December 1, 2021 Dr. Jill Creighton Washington State University

It’s happening. For real this time. Over 30,000 public servants (including some of us in student affairs), just had their federal student loan debt forgiven through the Public Service Loan Forgiveness (PSLF) program. It’s easier to abbreviate in writing, but when I say it out loud, I have to remember it as pumpkin-spiced-latte forgiveness – which is ultimately seasonally appropriate I suppose. Established under President Bush (43) in 2007, the first wave of public servants were supposed to see relief under both President Obama and President Trump. Under the original rules, public servants making 120 on-time payments under specific loan repayment plans were supposed to be eligible to have their federal student loan debt canceled. Ultimately, only 1% of applicants had been successful in receiving such forgiveness up until a few weeks ago. Under Secretary of Education Miguel Cardona, the United States Department of Education has committed to making substantive changes to PSLF that provide clearer rules for borrowers and a pathway to actual federal loan forgiveness. Please note this does not apply to privately held loans. 

I had the pleasure of speaking with Jonathan Fansmith, Assistant Vice President, Government Relations, from the American Council on Education (ACE) on these changes. You can listen to the dialogue on NASPA’s podcast, SA Voices from the Field, in season 5, episode 8. For this blogpost, here’s a few highlights that will hopefully help you or someone you know on the way to having your federal student loan debt forgiven. Friendly reminder that I am not an attorney nor an accountant, so these are practice recommendations only and I encourage you to consult the United States Department of Education’s financial aid website and your own financial advisors prior to taking action. 

  • October 31, 2022 will be the last day to file your paperwork to have old payments counted and former employers certify that you were a public servant while you were making past qualifying payments. 

  • If you have been previously denied forgiveness, the Department has stated they will reevaluate your application – it does not hurt to check in to ask if this is happening to your personal account. 

  • If you were in a previously ineligible payment plan, you may be able to have back-dated payments counted. 

  • The 120 payments no longer need to be consecutive. If you finished a degree, made on-time payments for less than 10 years, and then went back for more education later, you may have additional eligible payments made between your two educational experiences that were not previously counted.  
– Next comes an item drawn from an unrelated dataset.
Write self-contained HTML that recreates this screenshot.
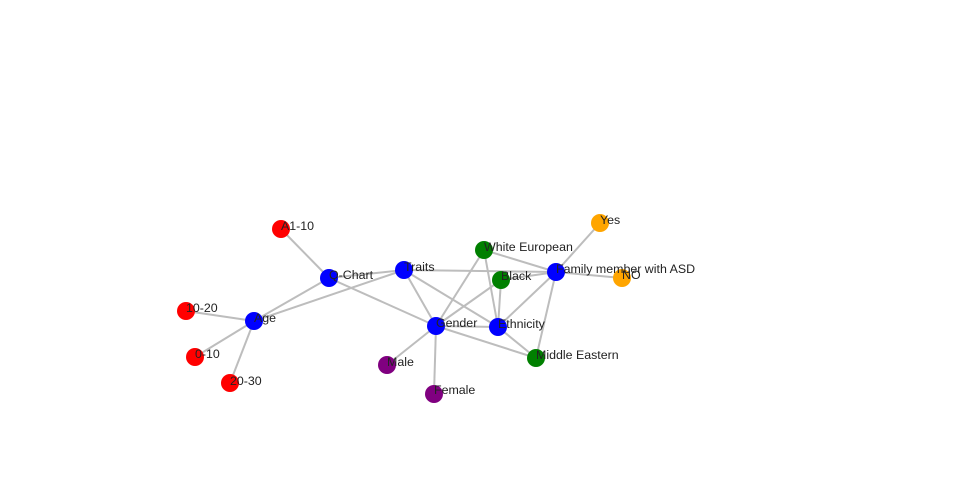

  • When loans are forgiven under PSLF, the value of your forgiveness package has been reported as tax-exempt, meaning you’ll likely avoid the dreaded tax bomb. 

  • Even if you’re in process to receive forgiveness, you should keep paying on your loans until the process has been officially completed. 

Ultimately the U.S. Department of Education plans to create clarity for future PSLF seekers through a negotiated rulemaking process. More on that in 2022 and beyond. In the interim, I wish you all the best in seeking PSLF for yourself or someone in your family. May the eventual cessation of your monthly student loan payment bring you financial relief, freedom, and power.